NumberField writes "Researchers in Germany released a pair of papers documenting severe power analysis vulnerabilities in the bitstream encryption of multiple Xilinx FPGAs. The problem exposes products using FPGAs to cloning, hardware Trojan insertion, and reverse engineering. Unfortunately, there is no easy downloadable fix, as hardware changes are required. These papers are also a reminder that differential power analysis (DPA) remains a potent threat to unprotected hardware devices. On the FPGA front, only Actel seems to be tackling the DPA issue so far, although their FPGAs are much smaller than Xilinx's."

2 of 90 comments (clear)

  1. Re:they would have to add additional circuitry... by Anonymous Coward · · Score: 4, Insightful

    There is only so much you can do. We put a fair amount of power supply filtering around FPGAs because of the switching noise, but the cost in board space and materials to make the switching undetectable would be astronomical. As HW engineers we're always asked to cram a little more in that space, and "do you really need that many capacitors?"

    The company I work for (and the reason I'm posting anonymously) uses a bunch of FPGAs per board with man-years of code invested into them, and we usually use Xilinx parts. It's relatively trivial to get the bitstreams from our systems which hasn't bothered us since they're encrypted (or I guess they used to be).

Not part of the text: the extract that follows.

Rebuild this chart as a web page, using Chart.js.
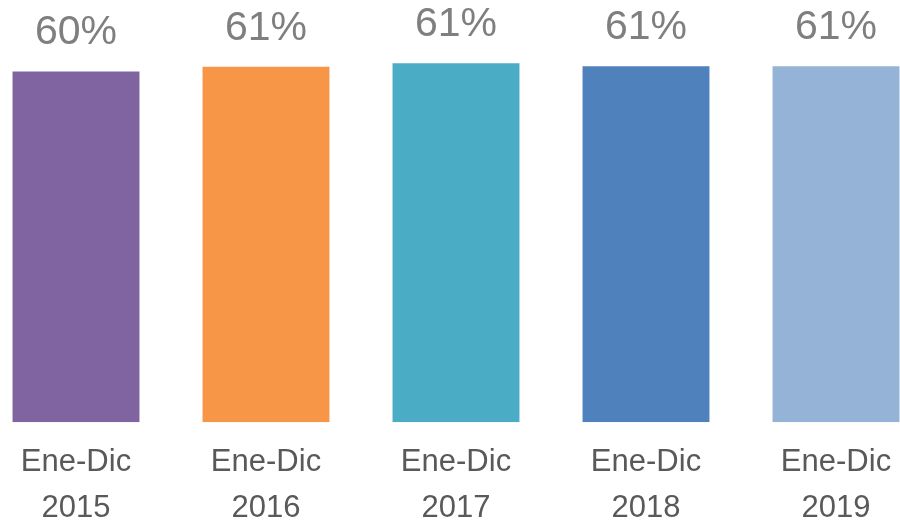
<!DOCTYPE html>
<html lang="es">
<head>
  <meta charset="UTF-8">
  <title>Ene-Dic 2015-2019</title>
  <script src="https://cdn.jsdelivr.net/npm/chart.js"></script>
  <style>
    html, body { margin: 0; padding: 0; background: #fff; overflow: hidden; }
    body { width: 900px; height: 523px; position: relative; }
    #wrap { position: absolute; left: -19.5px; top: 0; width: 950px; height: 548px; }
  </style>
</head>
<body>
  <div id="wrap"><canvas id="chart"></canvas></div>

  <script>
    // datos
    const periods = ['Ene-Dic', 'Ene-Dic', 'Ene-Dic', 'Ene-Dic', 'Ene-Dic'];
    const years = ['2015', '2016', '2017', '2018', '2019'];
    const values = [60.0, 60.8, 61.4, 60.9, 60.9];
    const barColors = ['#8064A2', '#F79646', '#4BACC6', '#4F81BD', '#95B3D7'];

    const labels = periods.map((p, i) => [p, years[i]]);

    // etiquetas de porcentaje encima de cada barra
    const valueLabels = {
      id: 'valueLabels',
      afterDatasetsDraw(chart) {
        const ctx = chart.ctx;
        const meta = chart.getDatasetMeta(0);
        ctx.save();
        ctx.font = '41px "Liberation Sans", Arial, sans-serif';
        ctx.fillStyle = '#7F7F7F';
        ctx.textAlign = 'center';
        ctx.textBaseline = 'alphabetic';
        meta.data.forEach((bar, i) => {
          ctx.fillText(Math.round(values[i]) + '%', bar.x, bar.y - 27);
        });
        ctx.restore();
      }
    };

    new Chart(document.getElementById('chart'), {
      type: 'bar',
      data: {
        labels: labels,
        datasets: [{
          data: values,
          backgroundColor: barColors,
          borderWidth: 0,
          barPercentage: 0.668,
          categoryPercentage: 1
        }]
      },
      options: {
        responsive: true,
        maintainAspectRatio: false,
        animation: false,
        layout: { padding: { top: 13, left: 0, right: 0, bottom: 0 } },
        plugins: {
          legend: { display: false },
          tooltip: { enabled: false }
        },
        scales: {
          x: {
            grid: { display: false, drawTicks: false },
            border: { display: false },
            ticks: {
              color: '#595959',
              font: { family: '"Liberation Sans", Arial, sans-serif', size: 31, lineHeight: 1.48 },
              padding: 17,
              maxRotation: 0,
              autoSkip: false
            }
          },
          y: {
            display: false,
            min: 0,
            max: 70
          }
        }
      },
      plugins: [valueLabels]
    });
  </script>
</body>
</html>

  2. Re:DPA protection is patented... by bws111 · · Score: 4, Insightful

    Yet another idiot who doesn't understand the simple fact that the 'obvious' test is applied BEFORE the patent is public. Of course it is 'obvious' AFTER the patent is public. If you asked 100 people working in the field how to "defend against DPA and other side-channel attacks" BEFORE the patent (or anything using the patent, or any papers based on the patent, etc) was public, what percentage of them would have come up with the EXACT SAME WAY (not 'general concepts', the exact methods used) that CR did? It had better be very close to 100% if you are going to claim 'obvious'. If you ask these same 100 people AFTER the patent is public, 99 of them will claim that the CR method is 'obvious'.